Mal contados, en este momento la longitud de la doble calzada entre Barranquilla y Cartagena llega a unos veinte kilómetros, partiendo desde Puerto Colombia hasta la zona de Palmarito. Digo mal contados porque en cualquier caso esos veinte kilómetros no se han terminado, dado que algunos tramos se encuentran en una especie de reparación permanente que no parece tener fin. De hecho, no recuerdo haber tomado nunca esa doble calzada sin encontrarme con algún desvío temporal que entorpezca el flujo. El estado actual de las cosas responde a un esfuerzo de al menos una década (podría ser más), lo que supone un ritmo de avance de dos kilómetros por año. Como vamos, si hoy empezáramos a completar la conexión entre ambas ciudades, podríamos terminar la obra en el 2056.
Lograr construir dos kilómetros cada dos años no constituye una hazaña de la ingeniería. En otros países de Latinoamérica, proyectos mucho más complejos —con túneles, intersecciones a desnivel, viaductos o terrenos difíciles— se completan en plazos más razonables. En Brasil, por ejemplo, un tramo similar de la BR-163 fue completado en menos de un año. En Chile, la ampliación de la ruta del Loa, de unos 112 kilómetros de longitud, llevó menos de 5 años. En Chimbote, al norte del Perú, este año se culminaron las obras de una autopista de treinta kilómetros en 2 años y 9 meses. En cambio, en nuestro caso, sobre un terreno relativamente llano y con clima favorable, el tiempo parece haberse detenido.
Lo que tenemos hoy es una obra inconclusa, fragmentada y con tramos aún a cargo del Invías en los que se evidencia la pobre capacidad de gestión de la entidad pública. Ni siquiera las podas de la vegetación circundante parecen cumplirse a cabalidad: en las secciones que administra el Invías, parece que la manigua va a terminar de invadir el asfalto. Todo inmerso en un laberinto administrativo, que ha hecho imposible la entrega definitiva.

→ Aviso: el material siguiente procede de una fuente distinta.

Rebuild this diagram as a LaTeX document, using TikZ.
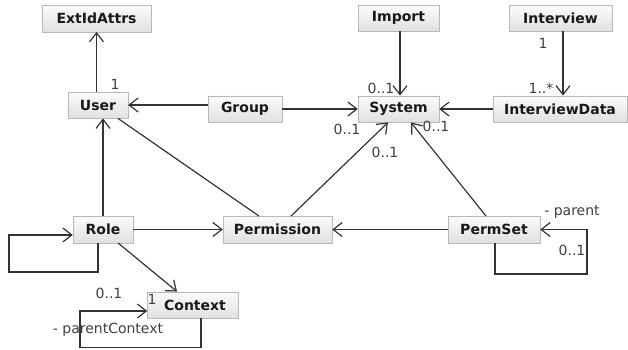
\documentclass[tikz,border=0pt]{standalone}
\usepackage{fontspec}
\setmainfont{DejaVu Sans}
\usetikzlibrary{arrows.meta}
\begin{document}
\begin{tikzpicture}[x=1bp,y=-1bp,
 box/.style={draw=gray!55, top color=gray!3, bottom color=gray!24, font=\fontsize{14bp}{16bp}\selectfont\bfseries, inner sep=0, minimum height=26.5bp, text=black!90},
 conn/.style={draw=black!80, line width=1.2bp},
 arr/.style={conn, -{Straight Barb[length=9bp,width=14bp,line width=1.2bp]}},
 lbl/.style={font=\fontsize{14bp}{16bp}\selectfont, text=black!75, inner sep=0}]
\useasboundingbox (0,0) rectangle (628,349);
\node[box, minimum width=109bp] (ext) at (96.5,18.5) {ExtIdAttrs};
\node[box, minimum width=60bp] (user) at (98,105) {User};
\node[box, minimum width=74bp] (group) at (245,109) {Group};
\node[box, minimum width=81bp] (imp) at (398.5,18) {Import};
\node[box, minimum width=103bp] (iv) at (560.5,18) {Interview};
\node[box, minimum width=81bp] (sys) at (398.5,109) {System};
\node[box, minimum width=134bp] (ivd) at (560,109) {InterviewData};
\node[box, minimum width=60bp] (role) at (103,229.5) {Role};
\node[box, minimum width=109bp] (perm) at (277.5,229.5) {Permission};
\node[box, minimum width=92bp] (pset) at (494,229.5) {PermSet};
\node[box, minimum width=91bp] (ctx) at (193,305) {\hspace*{4bp}Context};
% connectors
\draw[arr] (ext.south |- user.north) -- (ext.south);
\draw[arr] (group.west |- user.east) -- (user.east);
\draw[arr] (group) -- (sys);
\draw[arr] ([xshift=1.5bp]imp.south) -- ([xshift=1.5bp]imp.south |- sys.north);
\draw[arr] ([xshift=2.5bp]iv.south) -- ([xshift=2.5bp]iv.south |- ivd.north);
\draw[arr] (ivd) -- (sys);
\draw[arr] ([xshift=13.5bp]perm.north) -- ([xshift=-10.5bp]sys.south);
\draw[arr] ([xshift=-8bp]pset.north) -- ([xshift=12.5bp]sys.south);
\draw[conn] ([xshift=20bp]user.south) -- ([xshift=-18.5bp]perm.north);
\draw[arr] (role.north) -- (role.north |- user.south);
\draw[arr] (role) -- (perm);
\draw[arr] (pset) -- (perm);
\draw[arr] ([xshift=15bp]role.south) -- ([xshift=-16bp]ctx.north);
\draw[arr] ([xshift=-5bp]role.south) -- ++(0,29) -- ++(-89,0) |- ([yshift=-5.5bp]role.west);
\draw[arr] ([xshift=8bp]ctx.south) -- ++(0,29) -- ++(-121,0) |- ([yshift=-6bp]ctx.west);
\draw[arr] ([xshift=1bp]pset.south) -- ++(0,31) -- ++(92,0) |- (pset.east);
% labels
\node[lbl] (l1) at (115,84) {1};
\node[lbl] (l2) at (381,88) {0..1};
\node[lbl] (l3) at (347,129) {0..1};
\node[lbl] (l4) at (436,126) {0..1};
\node[lbl] (l5) at (385,152) {0..1};
\node[lbl] (l6) at (543,43) {1};
\node[lbl] (l7) at (541,88) {1..*};
\node[lbl] (l8) at (572,212) {- parent};
\node[lbl] (l9) at (572,250) {0..1};
\node[lbl] (l10) at (109,293) {0..1};
\node[lbl] (l11) at (152,299) {1};
\node[lbl] (l12) at (108,330) {- parentContext};
\end{tikzpicture}
\end{document}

Lo más grave es que se trata de una vía esencial, un corredor que articula a las dos áreas metropolitanas más dinámicas de la región y que debería ser símbolo de la integración económica, logística y turística del Caribe. Más que buscar culpables, lo que se necesita ahora es sentido de responsabilidad y decisión. No es necesario levantar una autopista monumental, sino concluir, al menos, esos veinte kilómetros iniciales con los estándares que la región merece. No es demasiado pedir, apenas que se termine lo que se empezó. Después veremos si somos capaces de construir los sesenta y dos kilómetros que nos quedarían faltando.